- _Source material_
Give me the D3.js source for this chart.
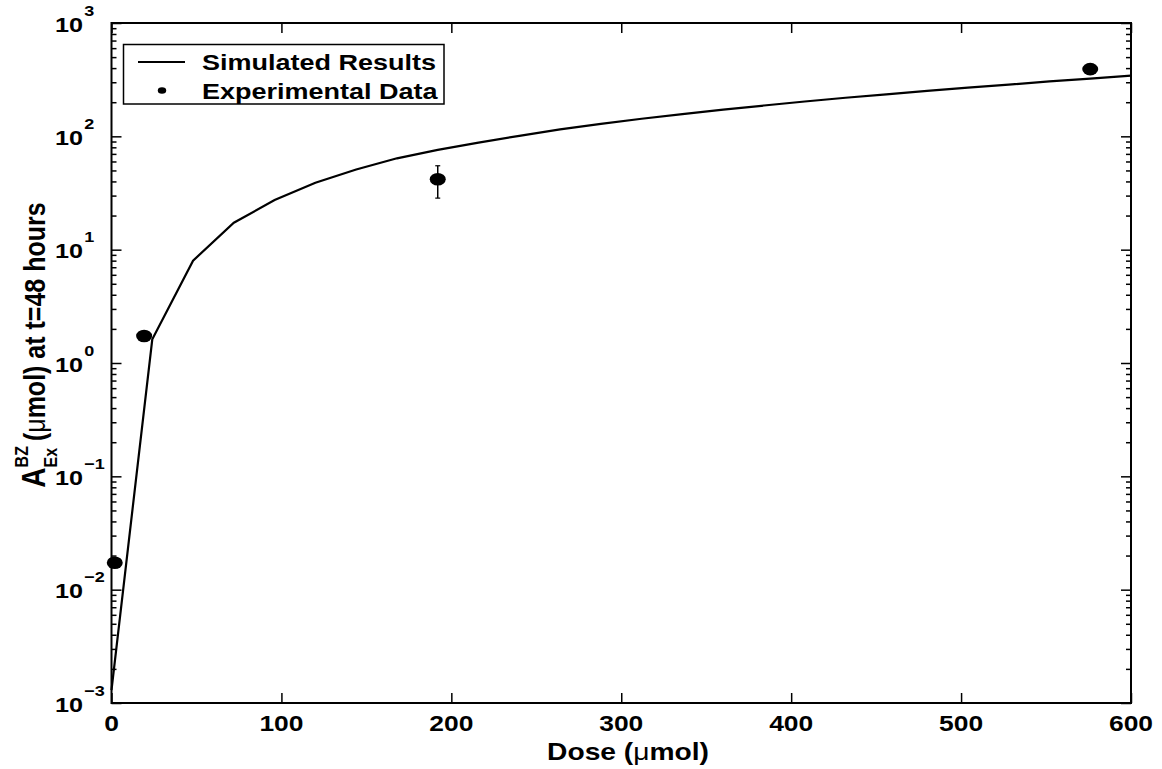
<!DOCTYPE html>
<html>
<head>
<meta charset="utf-8">
<script src="https://cdn.jsdelivr.net/npm/d3@7"></script>
<style>
  body { margin: 0; background: #fff; }
  text { font-family: "Liberation Sans", Arial, sans-serif; font-weight: bold; fill: #000; }
</style>
</head>
<body>
<div id="chart-area"></div>
<script>

// SVG Size
var width = 1162,
    height = 769;

// Simulated curve (dose in umol, amount excreted in umol)
var simDose = [0, 24, 48, 72, 96, 120, 144, 168, 192, 216, 240, 264, 288, 312,
               336, 360, 384, 408, 432, 456, 480, 504, 528, 552, 576, 600];
var simValue = [0.0013, 1.62, 8.0, 17.3, 27.4, 39, 51, 64, 76, 88, 101, 115, 129, 143,
                157, 172, 187, 203, 219, 235, 252, 269, 286, 305, 323, 343];

// Experimental data
var expDose = [1.92, 19.2, 192, 576];
var expValue = [0.0173, 1.73, 41.8, 392];
var expLow = [null, null, 28.5, null];
var expHigh = [null, null, 55, null];

// Ticks
var xTicks = [0, 100, 200, 300, 400, 500, 600];
var yExponents = [-3, -2, -1, 0, 1, 2, 3];

// Horizontal stretch of the text in the original
var stretch = 1.2;

var svg = d3.select("#chart-area").append("svg")
    .attr("width", width)
    .attr("height", height);

// Scales
var x = d3.scaleLinear()
    .domain([0, 600])
    .range([111.5, 1131]);

var y = d3.scaleLog()
    .domain([1e-3, 1e3])
    .range([703, 23]);

// Minor log ticks 2..9 in each decade
var yMinor = [];
yExponents.slice(0, -1).forEach(function(e) {
  for (var k = 2; k <= 9; k++) yMinor.push(k * Math.pow(10, e));
});
var yMajor = yExponents.map(function(e) { return Math.pow(10, e); });

function tickAxis(axis, tr) {
  var g = svg.append("g").attr("transform", tr).call(axis);
  g.select(".domain").remove();
  g.selectAll("line").attr("stroke", "#000").attr("stroke-width", 1.5);
  g.selectAll("text").remove();
  return g;
}

// X ticks, bottom and top, pointing inward
tickAxis(d3.axisBottom(x).tickValues(xTicks).tickSize(-10), "translate(0," + y(1e-3) + ")");
tickAxis(d3.axisTop(x).tickValues(xTicks).tickSize(-10), "translate(0," + y(1e3) + ")");

// Y ticks, left and right
tickAxis(d3.axisLeft(y).tickValues(yMajor).tickSize(-10), "translate(" + x(0) + ",0)");
tickAxis(d3.axisLeft(y).tickValues(yMinor).tickSize(-5), "translate(" + x(0) + ",0)");
tickAxis(d3.axisRight(y).tickValues(yMajor).tickSize(-10), "translate(" + x(600) + ",0)");
tickAxis(d3.axisRight(y).tickValues(yMinor).tickSize(-5), "translate(" + x(600) + ",0)");

// Frame
svg.append("rect")
    .attr("x", x(0))
    .attr("y", y(1e3))
    .attr("width", x(600) - x(0))
    .attr("height", y(1e-3) - y(1e3))
    .attr("fill", "none")
    .attr("stroke", "#000")
    .attr("stroke-width", 2);

// X tick labels
svg.selectAll(".xlabel")
  .data(xTicks)
  .enter()
  .append("text")
    .attr("class", "xlabel")
    .attr("transform", function(d) { return "translate(" + x(d) + ",731) scale(" + stretch + ",1)"; })
    .attr("text-anchor", "middle")
    .style("font-size", "22px")
    .text(function(d) { return d; });

// Y tick labels 10^e
var yl = svg.selectAll(".ylabel")
  .data(yExponents)
  .enter()
  .append("text")
    .attr("class", "ylabel")
    .attr("transform", function(d) { return "translate(55," + (y(Math.pow(10, d)) + 8.5) + ") scale(" + stretch + ",1)"; })
    .style("font-size", "21px");
yl.append("tspan").text("10");
yl.append("tspan")
    .attr("dx", 1)
    .attr("dy", -16)
    .style("font-size", "15px")
    .text(function(d) { return d < 0 ? "\u2212" + (-d) : d; });

// X axis title
var xt = svg.append("text")
    .attr("transform", "translate(628,760) scale(" + stretch + ",1)")
    .attr("text-anchor", "middle")
    .style("font-size", "23.5px");
xt.append("tspan").text("Dose (");
xt.append("tspan").style("font-weight", "normal").text("\u03bc");
xt.append("tspan").text("mol)");

// Y axis title
var yt = svg.append("g")
    .attr("transform", "translate(45,345) scale(" + stretch + ",1) rotate(-90)");
var partA = yt.append("text").attr("x", 0).style("font-size", "28px").text("A");
var aw = partA.node().getComputedTextLength();
var partSup = yt.append("text").attr("x", aw).attr("y", -14).style("font-size", "16px").text("BZ");
var partSub = yt.append("text").attr("x", aw).attr("y", 10).style("font-size", "16px").text("Ex");
var sw = Math.max(partSup.node().getComputedTextLength(), partSub.node().getComputedTextLength());
var partMain = yt.append("text").attr("x", aw + sw + 5).style("font-size", "25px");
partMain.append("tspan").text("(");
partMain.append("tspan").style("font-weight", "normal").text("\u03bc");
partMain.append("tspan").text("mol) at t=48 hours");
var total = aw + sw + 5 + partMain.node().getComputedTextLength();
yt.selectAll("text").attr("transform", "translate(" + (-total / 2) + ",0)");

// Simulated line
var simData = simDose.map(function(d, i) { return { dose: d, value: simValue[i] }; });
var line = d3.line()
    .x(function(d) { return x(d.dose); })
    .y(function(d) { return y(d.value); });

svg.append("path")
    .datum(simData)
    .attr("d", line)
    .attr("fill", "none")
    .attr("stroke", "#000")
    .attr("stroke-width", 2.2);

// Experimental points with error bars
var expData = expDose.map(function(d, i) {
  return { dose: d, value: expValue[i], low: expLow[i], high: expHigh[i] };
});
var bars = expData.filter(function(d) { return d.low !== null; });

svg.selectAll(".err")
  .data(bars)
  .enter()
  .append("line")
    .attr("x1", function(d) { return x(d.dose); })
    .attr("x2", function(d) { return x(d.dose); })
    .attr("y1", function(d) { return y(d.low); })
    .attr("y2", function(d) { return y(d.high); })
    .attr("stroke", "#000")
    .attr("stroke-width", 1.5);

["low", "high"].forEach(function(k) {
  svg.selectAll(".cap-" + k)
    .data(bars)
    .enter()
    .append("line")
      .attr("x1", function(d) { return x(d.dose) - 2.5; })
      .attr("x2", function(d) { return x(d.dose) + 2.5; })
      .attr("y1", function(d) { return y(d[k]); })
      .attr("y2", function(d) { return y(d[k]); })
      .attr("stroke", "#000")
      .attr("stroke-width", 1.2);
});

svg.selectAll(".pt")
  .data(expData)
  .enter()
  .append("ellipse")
    .attr("cx", function(d) { return x(d.dose); })
    .attr("cy", function(d) { return y(d.value); })
    .attr("rx", 8)
    .attr("ry", 6.3)
    .attr("fill", "#000");

// Legend
var legend = svg.append("g");
legend.append("rect")
    .attr("x", 123.5)
    .attr("y", 44.5)
    .attr("width", 320.5)
    .attr("height", 59.5)
    .attr("fill", "#fff")
    .attr("stroke", "#000")
    .attr("stroke-width", 1.5);
legend.append("line")
    .attr("x1", 138).attr("x2", 185)
    .attr("y1", 62).attr("y2", 62)
    .attr("stroke", "#000")
    .attr("stroke-width", 1.8);
legend.append("ellipse")
    .attr("cx", 162).attr("cy", 90.5)
    .attr("rx", 4.2).attr("ry", 3.3)
    .attr("fill", "#000");
legend.append("text")
    .attr("transform", "translate(202,70) scale(" + stretch + ",1)")
    .style("font-size", "22.5px")
    .text("Simulated Results");
legend.append("text")
    .attr("transform", "translate(202,99) scale(" + stretch + ",1)")
    .style("font-size", "22.5px")
    .text("Experimental Data");

</script>
</body>
</html>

- _Task brief_
Print the whole listing above once more, word for word, without its pictures.

- _The response_
Give me the D3.js source for this chart.
<!DOCTYPE html>
<html>
<head>
<meta charset="utf-8">
<script src="https://cdn.jsdelivr.net/npm/d3@7"></script>
<style>
  body { margin: 0; background: #fff; }
  text { font-family: "Liberation Sans", Arial, sans-serif; font-weight: bold; fill: #000; }
</style>
</head>
<body>
<div id="chart-area"></div>
<script>

// SVG Size
var width = 1162,
    height = 769;

// Simulated curve (dose in umol, amount excreted in umol)
var simDose = [0, 24, 48, 72, 96, 120, 144, 168, 192, 216, 240, 264, 288, 312,
               336, 360, 384, 408, 432, 456, 480, 504, 528, 552, 576, 600];
var simValue = [0.0013, 1.62, 8.0, 17.3, 27.4, 39, 51, 64, 76, 88, 101, 115, 129, 143,
                157, 172, 187, 203, 219, 235, 252, 269, 286, 305, 323, 343];

// Experimental data
var expDose = [1.92, 19.2, 192, 576];
var expValue = [0.0173, 1.73, 41.8, 392];
var expLow = [null, null, 28.5, null];
var expHigh = [null, null, 55, null];

// Ticks
var xTicks = [0, 100, 200, 300, 400, 500, 600];
var yExponents = [-3, -2, -1, 0, 1, 2, 3];

// Horizontal stretch of the text in the original
var stretch = 1.2;

var svg = d3.select("#chart-area").append("svg")
    .attr("width", width)
    .attr("height", height);

// Scales
var x = d3.scaleLinear()
    .domain([0, 600])
    .range([111.5, 1131]);

var y = d3.scaleLog()
    .domain([1e-3, 1e3])
    .range([703, 23]);

// Minor log ticks 2..9 in each decade
var yMinor = [];
yExponents.slice(0, -1).forEach(function(e) {
  for (var k = 2; k <= 9; k++) yMinor.push(k * Math.pow(10, e));
});
var yMajor = yExponents.map(function(e) { return Math.pow(10, e); });

function tickAxis(axis, tr) {
  var g = svg.append("g").attr("transform", tr).call(axis);
  g.select(".domain").remove();
  g.selectAll("line").attr("stroke", "#000").attr("stroke-width", 1.5);
  g.selectAll("text").remove();
  return g;
}

// X ticks, bottom and top, pointing inward
tickAxis(d3.axisBottom(x).tickValues(xTicks).tickSize(-10), "translate(0," + y(1e-3) + ")");
tickAxis(d3.axisTop(x).tickValues(xTicks).tickSize(-10), "translate(0," + y(1e3) + ")");

// Y ticks, left and right
tickAxis(d3.axisLeft(y).tickValues(yMajor).tickSize(-10), "translate(" + x(0) + ",0)");
tickAxis(d3.axisLeft(y).tickValues(yMinor).tickSize(-5), "translate(" + x(0) + ",0)");
tickAxis(d3.axisRight(y).tickValues(yMajor).tickSize(-10), "translate(" + x(600) + ",0)");
tickAxis(d3.axisRight(y).tickValues(yMinor).tickSize(-5), "translate(" + x(600) + ",0)");

// Frame
svg.append("rect")
    .attr("x", x(0))
    .attr("y", y(1e3))
    .attr("width", x(600) - x(0))
    .attr("height", y(1e-3) - y(1e3))
    .attr("fill", "none")
    .attr("stroke", "#000")
    .attr("stroke-width", 2);

// X tick labels
svg.selectAll(".xlabel")
  .data(xTicks)
  .enter()
  .append("text")
    .attr("class", "xlabel")
    .attr("transform", function(d) { return "translate(" + x(d) + ",731) scale(" + stretch + ",1)"; })
    .attr("text-anchor", "middle")
    .style("font-size", "22px")
    .text(function(d) { return d; });

// Y tick labels 10^e
var yl = svg.selectAll(".ylabel")
  .data(yExponents)
  .enter()
  .append("text")
    .attr("class", "ylabel")
    .attr("transform", function(d) { return "translate(55," + (y(Math.pow(10, d)) + 8.5) + ") scale(" + stretch + ",1)"; })
    .style("font-size", "21px");
yl.append("tspan").text("10");
yl.append("tspan")
    .attr("dx", 1)
    .attr("dy", -16)
    .style("font-size", "15px")
    .text(function(d) { return d < 0 ? "\u2212" + (-d) : d; });

// X axis title
var xt = svg.append("text")
    .attr("transform", "translate(628,760) scale(" + stretch + ",1)")
    .attr("text-anchor", "middle")
    .style("font-size", "23.5px");
xt.append("tspan").text("Dose (");
xt.append("tspan").style("font-weight", "normal").text("\u03bc");
xt.append("tspan").text("mol)");

// Y axis title
var yt = svg.append("g")
    .attr("transform", "translate(45,345) scale(" + stretch + ",1) rotate(-90)");
var partA = yt.append("text").attr("x", 0).style("font-size", "28px").text("A");
var aw = partA.node().getComputedTextLength();
var partSup = yt.append("text").attr("x", aw).attr("y", -14).style("font-size", "16px").text("BZ");
var partSub = yt.append("text").attr("x", aw).attr("y", 10).style("font-size", "16px").text("Ex");
var sw = Math.max(partSup.node().getComputedTextLength(), partSub.node().getComputedTextLength());
var partMain = yt.append("text").attr("x", aw + sw + 5).style("font-size", "25px");
partMain.append("tspan").text("(");
partMain.append("tspan").style("font-weight", "normal").text("\u03bc");
partMain.append("tspan").text("mol) at t=48 hours");
var total = aw + sw + 5 + partMain.node().getComputedTextLength();
yt.selectAll("text").attr("transform", "translate(" + (-total / 2) + ",0)");

// Simulated line
var simData = simDose.map(function(d, i) { return { dose: d, value: simValue[i] }; });
var line = d3.line()
    .x(function(d) { return x(d.dose); })
    .y(function(d) { return y(d.value); });

svg.append("path")
    .datum(simData)
    .attr("d", line)
    .attr("fill", "none")
    .attr("stroke", "#000")
    .attr("stroke-width", 2.2);

// Experimental points with error bars
var expData = expDose.map(function(d, i) {
  return { dose: d, value: expValue[i], low: expLow[i], high: expHigh[i] };
});
var bars = expData.filter(function(d) { return d.low !== null; });

svg.selectAll(".err")
  .data(bars)
  .enter()
  .append("line")
    .attr("x1", function(d) { return x(d.dose); })
    .attr("x2", function(d) { return x(d.dose); })
    .attr("y1", function(d) { return y(d.low); })
    .attr("y2", function(d) { return y(d.high); })
    .attr("stroke", "#000")
    .attr("stroke-width", 1.5);

["low", "high"].forEach(function(k) {
  svg.selectAll(".cap-" + k)
    .data(bars)
    .enter()
    .append("line")
      .attr("x1", function(d) { return x(d.dose) - 2.5; })
      .attr("x2", function(d) { return x(d.dose) + 2.5; })
      .attr("y1", function(d) { return y(d[k]); })
      .attr("y2", function(d) { return y(d[k]); })
      .attr("stroke", "#000")
      .attr("stroke-width", 1.2);
});

svg.selectAll(".pt")
  .data(expData)
  .enter()
  .append("ellipse")
    .attr("cx", function(d) { return x(d.dose); })
    .attr("cy", function(d) { return y(d.value); })
    .attr("rx", 8)
    .attr("ry", 6.3)
    .attr("fill", "#000");

// Legend
var legend = svg.append("g");
legend.append("rect")
    .attr("x", 123.5)
    .attr("y", 44.5)
    .attr("width", 320.5)
    .attr("height", 59.5)
    .attr("fill", "#fff")
    .attr("stroke", "#000")
    .attr("stroke-width", 1.5);
legend.append("line")
    .attr("x1", 138).attr("x2", 185)
    .attr("y1", 62).attr("y2", 62)
    .attr("stroke", "#000")
    .attr("stroke-width", 1.8);
legend.append("ellipse")
    .attr("cx", 162).attr("cy", 90.5)
    .attr("rx", 4.2).attr("ry", 3.3)
    .attr("fill", "#000");
legend.append("text")
    .attr("transform", "translate(202,70) scale(" + stretch + ",1)")
    .style("font-size", "22.5px")
    .text("Simulated Results");
legend.append("text")
    .attr("transform", "translate(202,99) scale(" + stretch + ",1)")
    .style("font-size", "22.5px")
    .text("Experimental Data");

</script>
</body>
</html>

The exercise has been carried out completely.